Expect Something Good
Marian was my teacher for the third, fourth and fifth grade. Since our farm was just a couple of hundred yards from the one-room schoolhouse, she lived in our home. Marian seemed like part of our family. She enjoyed farm life and would frequently help with the chores, milking cows and bringing in the wood. Whenever her boyfriend came by, he always took time to talk with me. On one occasion, he caught a bee and pressed it to his arm. After it stung him, he let it go and let me study the stinger still attached to his flesh.
Ed was a friend I’d met in the big city. He was my age, but old in terms of his perspective of the world. He loved trying new and different art expressions. One day he presented me with a sheet of paper that was covered with fine black lines seemingly scribbled indiscriminately all over the page.
“What’s this?” I asked.
“Stick it on the wall and stand back and look at it,” he said.
I did, and suddenly the scribbling turned into an amazing likeness of our favorite hockey coach.
Steve spoke as if he’d never done anything really successful in his life, yet he seemed to be able to do anything. When I first met him, he was selling exotic cars in the Bay Area, and he was very successful at it. Then the recession hit, and expensive sports cars weren’t selling. Steve was laid off, but one wouldn’t have known it by his attitude. One day he called and told me he’d gotten a job as a short-order cook in an all-night diner.

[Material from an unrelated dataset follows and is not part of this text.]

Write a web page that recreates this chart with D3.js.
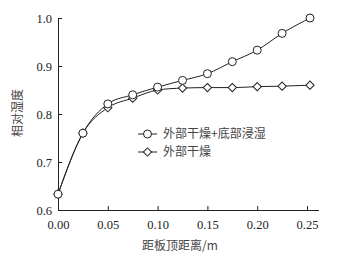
<!DOCTYPE html>
<html>
<head>
<meta charset="utf-8">
<script src="https://cdn.jsdelivr.net/npm/d3@7"></script>
<style>
  body { margin: 0; background: #fff; }
  text { font-family: "Liberation Serif", serif; fill: #222; }
  .cjk { font-family: "Noto Sans CJK SC", sans-serif; fill: #444; }
</style>
</head>
<body>
<div id="canvas"></div>
<script>
"use strict"

let svgWidth = 349;
let svgHeight = 260;

// distance from top of board (m)
let distA = [0, 0.025, 0.05, 0.075, 0.1, 0.125, 0.15, 0.175, 0.2, 0.225, 0.253];
let humidA = [0.633, 0.760, 0.821, 0.840, 0.856, 0.870, 0.884, 0.909, 0.933, 0.968, 1.0];
let distB = [0, 0.025, 0.05, 0.075, 0.1, 0.125, 0.15, 0.175, 0.2, 0.225, 0.253];
let humidB = [0.633, 0.760, 0.813, 0.833, 0.850, 0.854, 0.855, 0.855, 0.857, 0.858, 0.860];

let seriesNames = ["外部干燥+底部浸湿", "外部干燥"];
let xTicks = [0, 0.05, 0.1, 0.15, 0.2, 0.25];
let yTicks = [0.6, 0.7, 0.8, 0.9, 1.0];

let svg = d3.select("#canvas")
    .append("svg")
    .attr("width", svgWidth)
    .attr("height", svgHeight);

/* Scales */
let xScale = d3.scaleLinear()
    .domain([0, 0.25])
    .range([58, 307]);

let yScale = d3.scaleLinear()
    .domain([0.6, 1.0])
    .range([210, 18]);

/* Axes */
let xAxis = svg.append("g")
    .attr("transform", "translate(0,210)")
    .call(d3.axisBottom(xScale).tickValues(xTicks).tickSizeInner(-4).tickSizeOuter(0)
        .tickPadding(10).tickFormat(d3.format(".2f")));

let yAxis = svg.append("g")
    .attr("transform", "translate(58,0)")
    .call(d3.axisLeft(yScale).tickValues(yTicks).tickSizeInner(-4).tickSizeOuter(0)
        .tickPadding(6).tickFormat(d3.format(".1f")));

// extend x axis line past last tick
xAxis.select(".domain").attr("d", "M58,0.5H319");

svg.selectAll(".domain, .tick line")
    .attr("stroke", "#222")
    .attr("stroke-width", 1);

svg.selectAll(".tick text")
    .attr("font-size", 12.5)
    .attr("font-family", "Liberation Serif, serif")
    .attr("fill", "#222");

/* Axis titles */
svg.append("text")
    .attr("class", "cjk")
    .attr("x", 180)
    .attr("y", 250)
    .attr("text-anchor", "middle")
    .attr("font-size", 12)
    .text("距板顶距离/m");

svg.append("text")
    .attr("class", "cjk")
    .attr("transform", "translate(22,113) rotate(-90)")
    .attr("text-anchor", "middle")
    .attr("font-size", 12)
    .text("相对湿度");

/* Lines */
let line = d3.line()
    .x(d => xScale(d[0]))
    .y(d => yScale(d[1]))
    .curve(d3.curveMonotoneX);

let dataA = d3.zip(distA, humidA);
let dataB = d3.zip(distB, humidB);

svg.append("path")
    .datum(dataA)
    .attr("fill", "none")
    .attr("stroke", "#222")
    .attr("stroke-width", 1)
    .attr("d", line);

svg.append("path")
    .datum(dataB)
    .attr("fill", "none")
    .attr("stroke", "#222")
    .attr("stroke-width", 1)
    .attr("d", line);

// square rotated 45 degrees -> diamond
let diamond = d3.symbol().type(d3.symbolSquare).size(34);

svg.selectAll("path.markB")
    .data(dataB)
    .join("path")
    .attr("class", "markB")
    .attr("transform", d => `translate(${xScale(d[0])},${yScale(d[1])}) rotate(45)`)
    .attr("d", diamond)
    .attr("fill", "#fff")
    .attr("stroke", "#222");

svg.selectAll("circle.markA")
    .data(dataA)
    .join("circle")
    .attr("class", "markA")
    .attr("cx", d => xScale(d[0]))
    .attr("cy", d => yScale(d[1]))
    .attr("r", 4)
    .attr("fill", "#fff")
    .attr("stroke", "#222");

/* Legend */
let legend = svg.append("g").attr("transform", "translate(138,134)");

seriesNames.forEach(function(name, i) {
    let row = legend.append("g").attr("transform", `translate(0,${i * 18})`);
    row.append("line")
        .attr("x1", 0).attr("x2", 19)
        .attr("stroke", "#222");
    if (i === 0) {
        row.append("circle").attr("cx", 9.5).attr("r", 4)
            .attr("fill", "#fff").attr("stroke", "#222");
    } else {
        row.append("path").attr("transform", "translate(9.5,0) rotate(45)")
            .attr("d", diamond).attr("fill", "#fff").attr("stroke", "#222");
    }
    row.append("text")
        .attr("class", "cjk")
        .attr("x", 25)
        .attr("y", 4)
        .attr("font-size", 12)
        .text(name);
});
</script>
</body>
</html>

“Come by about 2:30 in the morning and I’ll make you the best burger you’ve ever had,” he said.
I did, and it was great.
Each person who crosses your path has the potential to make an important contribution to your life. In big ways and small ways, people touch you and affect you. Since you don’t know what impact an individual may have, you should anticipate something good with every person you meet, without exception. People are God’s most unique and amazing gift to the world.